An environmental policy is interdisciplinary in nature and therefore it brings laws, technology, economics, nature, and social aspects together. Although the laws enacted in India are quite stringent, there has always been a concern about their effective implementation on the ground level. Technical knowledge, international acceptance, and economic costs are mandatory tools if we want to improve the implementation of environmental policies in India.

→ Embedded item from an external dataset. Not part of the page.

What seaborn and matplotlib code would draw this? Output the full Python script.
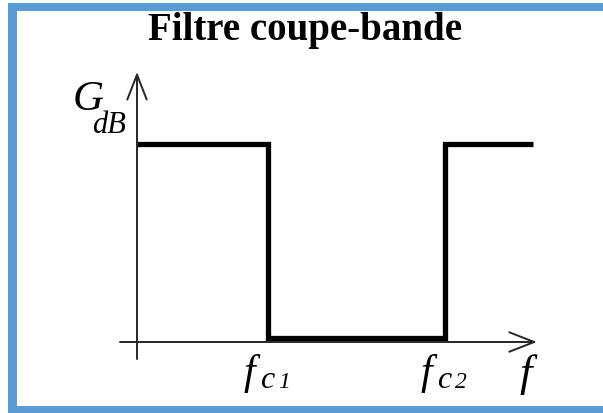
import matplotlib
matplotlib.use('Agg')
import matplotlib.pyplot as plt
from matplotlib.patches import Rectangle
import seaborn as sns
import pandas as pd

# Gabarit ideal du filtre coupe-bande (unites arbitraires)
f_c1 = 1.0
f_c2 = 2.35
f_end = 3.02
g_pass = 1.0
g_stop = 0.02

freq = [0.0, f_c1, f_c1, f_c2, f_c2, f_end]
gain = [g_pass, g_pass, g_stop, g_stop, g_pass, g_pass]

# Etendue des axes flechés
f_axis = (-0.13, 3.053)
g_axis = (-0.086, 1.364)

title = 'Filtre coupe-bande'
border_color = '#5b9bd5'
serif = ['Liberation Serif', 'DejaVu Serif']


def plot_bandstop(save_path='out.png'):
    sns.set_style('white')
    plt.rcParams['font.family'] = serif
    plt.rcParams['text.color'] = 'black'

    fig = plt.figure(figsize=(6.03, 4.14), dpi=100)
    ax = fig.add_axes([0, 0, 1, 1])
    ax.set_axis_off()
    ax.set_xlim(-137 / 131, 466 / 131)
    ax.set_ylim(-71 / 198, 343 / 198)

    # Axes with open arrow heads
    arrow = dict(arrowstyle='->,head_length=0.9,head_width=0.35',
                 lw=1.4, color='#262626', mutation_scale=20,
                 shrinkA=0, shrinkB=0)
    ax.annotate('', xy=(f_axis[1], 0), xytext=(f_axis[0], 0), arrowprops=arrow)
    ax.annotate('', xy=(0, g_axis[1]), xytext=(0, g_axis[0]), arrowprops=arrow)

    # Step response
    df = pd.DataFrame({'f': freq, 'G': gain})
    sns.lineplot(data=df, x='f', y='G', sort=False, estimator=None,
                 color='black', lw=3.8, ax=ax)
    ax.lines[-1].set_solid_joinstyle('miter')
    ax.lines[-1].set_solid_capstyle('butt')

    # Labels
    def label(txt, xy, dx, dy, size):
        ax.annotate(txt, xy=xy, xytext=(dx, dy), textcoords='offset pixels',
                    ha='left', va='baseline', fontsize=size, style='italic',
                    family=serif, color='black')

    label('G', (0, g_pass), -64, 35, 31)
    label('dB', (0, g_pass), -45, 12, 22)
    for fc, digit in [(f_c1, '1'), (f_c2, '2')]:
        label('f', (fc, 0), -24, -41, 30)
        label('c', (fc, 0), -8, -45, 23)
        label(digit, (fc, 0), 10, -45, 17)
    label('f', (f_axis[1], 0), -17, -43, 32)

    fig.text(305 / 603, 1 - 40 / 414, title, ha='center', va='baseline',
             fontsize=28, weight='bold', family=serif, color='black')

    # Blue frame
    H, W = 414, 603
    for x0, y0, w, h in [(8, 4, W - 8, 8), (8, 4, 9, H - 4), (8, 407, W - 8, 7)]:
        fig.add_artist(Rectangle((x0 / W, 1 - (y0 + h) / H), w / W, h / H,
                                 transform=fig.transFigure, color=border_color,
                                 lw=0))

    fig.savefig(save_path, dpi=100)
    return fig


if __name__ == '__main__':
    plot_bandstop()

The subject of ‘environmental pollution’ must be entered in the concurrent list of the Indian Constitution referring to all forms of hazards and pollution to the environment, human life, flora, fauna, and property. This would give both the State and the Centre to come up with strict and pollution-specific regulations. Right to Environment although interpreted by the Supreme Court is still not included as a constitutional right. It can be done to keep up with the spirit of sustainable development. Most importantly, India needs to strengthen its implementation and enforcement mechanism by granting proper financial aid to the CPCB and the SPCB since the failure, inefficiency, and lack of expertise within these bodies lead to poor implementation of the otherwise comprehensive regulations.